Schultze SR(1), Campbell MN(2), Walley S(3), Pfeiffer K(2), Wilkins B(4).
Author information:
(1)Department of Geography, Department of Earth Sciences, University of South Alabama, 5871 Drive North, Room 136, Mobile, AL, 36688, USA. [Email]
(2)Department of Geography, Department of Earth Sciences, University of South Alabama, 5871 Drive North, Room 136, Mobile, AL, 36688, USA.
(3)Department of Geosciences-Atmospheric Science Division, Texas Tech University, Lubbock, Texas, USA.

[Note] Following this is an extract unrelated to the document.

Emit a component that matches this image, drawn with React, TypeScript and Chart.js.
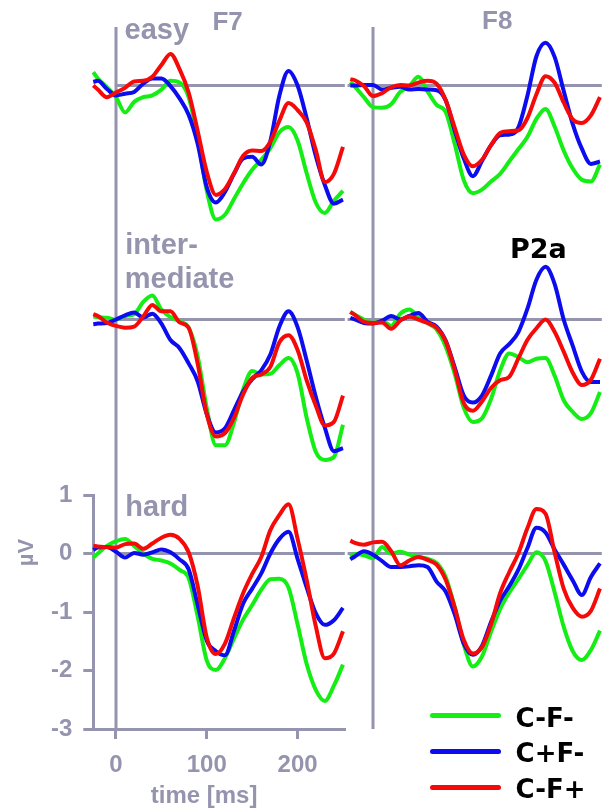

(4)Department of Horticulture, Gulf Coast Research and Extension Center, Auburn University, Fairhope, Alabama, USA.

Abstract

The field of precision agriculture has brought the concept for "big data" to farming by bringing sensor technology into the field allowing growers to make more efficient management decisions. However much of the research and practice of precision agriculture has focused on soil-related issues while sub-field microclimates have been mostly unstudied despite their known importance to crop production. This study sought to explore the differences in temperature at a sub-field level during an entire season using weather microsensors recording data every minute from 11 Dec 2017 to 11 Apr 2018. Twenty-two cost-effective sensors were placed within a ~ .5 ha area satsuma orange (Citrus unshiu) grove along the Gulf Coast on Baldwin County, Alabama. The sensors were placed in aerated housings in a vertical column on the west face of eleven trees at a height of 1 and 2 m off the ground. We focus on several events where temperatures hovered near 0 °C or near - 7 °C, a temperature known to damage satsuma trees and find that temperatures can vary by as much as 1.5 to 2 °C at the same moment in the same grove. Extreme cold events were also found to be non-uniform within the grove, and the response was seen on a tree-by-tree basis where increased exposure to < - 7 °C temperatures led to increase defoliation (r2 = 0.92) and lower fruit count in the following year (r2 = 0.71). We discuss the implication of these differences in temperature and what it may mean for the future of precision agriculture.